Blatter under pressure as calls for reforms mount

Blatter under pressure as calls for reforms mount

Blatter, the 75-year-old Swiss who has run soccer's world governing body since 1998, has rejected talk of a crisis in the game and stands poised to win what he has said will be a final four-year term at FIFA's Congress on Wednesday.

English soccer's governing body (the FA), which had announced it would abstain in protest at corruption allegations, called on other nations to support its bid to delay that vote and provide an opportunity for another candidate to stand.

The FA joined a chorus of discontent from fans, officials, governments and sponsors, after Blatter shrugged off recent criticism with a call of "Crisis? What crisis?" in a bad-tempered news conference on Monday.

Emirates airline became the latest of FIFA's top-tier sponsors, known as FIFA partners, to express disquiet, saying it was "disappointed with the issues that are currently surrounding the administration of the sport".

Earlier, Coca-Cola said the allegations of corruption were "distressing and bad for the sport". German sportswear maker Adidas also said the controversy had hurt soccer.  Visa, another major sponsor, also expressed concern over the developments.

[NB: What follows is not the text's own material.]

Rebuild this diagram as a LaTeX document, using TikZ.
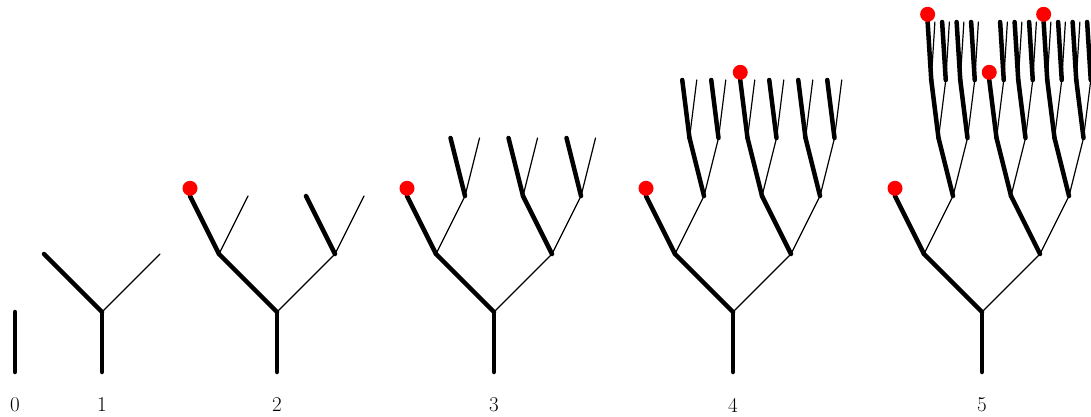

In the space of a few days, Qatar has been tainted by suggestions it bought the 2022 World Cup; the head of Asian soccer Mohamed bin Hammam and CONCACAF chief Jack Warner have been suspended over bribery allegations; and Bin Hammam withdrew from Wednesday's FIFA presidential race, leaving Blatter to run unopposed.

FIFA's general secretary Jerome Valcke has since said he had not meant to suggest Qatar had used bribes to get the World Cup, Qatar has flatly denied any wrongdoing, Bin Hammam has launched an appeal against his provisional suspension and Warner called the ethics committee a kangaroo court.

The only way Blatter will not be re-elected on Wednesday is if the FIFA Congress proposes and passes a motion to call off the vote with the support of 75 percent of voting delegates. That is unlikely to happen as while Blatter may not be able to connect with fans, he is highly skilled at talking to the only audience that really matters — the voting delegates at the Congress.

Warner in more trouble

Barred CONCACAF president Jack Warner was accused of breaching his suspension on Tuesday after reminding Caribbean Football Union members they should vote for incumbent Sepp Blatter in FIFA's presidential election.

Warner asked the members not to protest against his suspension during Wednesday's FIFA congress in Zurich.

"At our last meeting we agreed as a Union to support the incumbent Joseph Sepp Blatter in his quest to regain the Presidency," Warner wrote in a letter. "I wish to assure you nothing has changed -- our mandate was set then and despite it all we must fulfil it."
Warner's position is a surprising one given that he had called for FIFA members to "stop Blatter" on Sunday.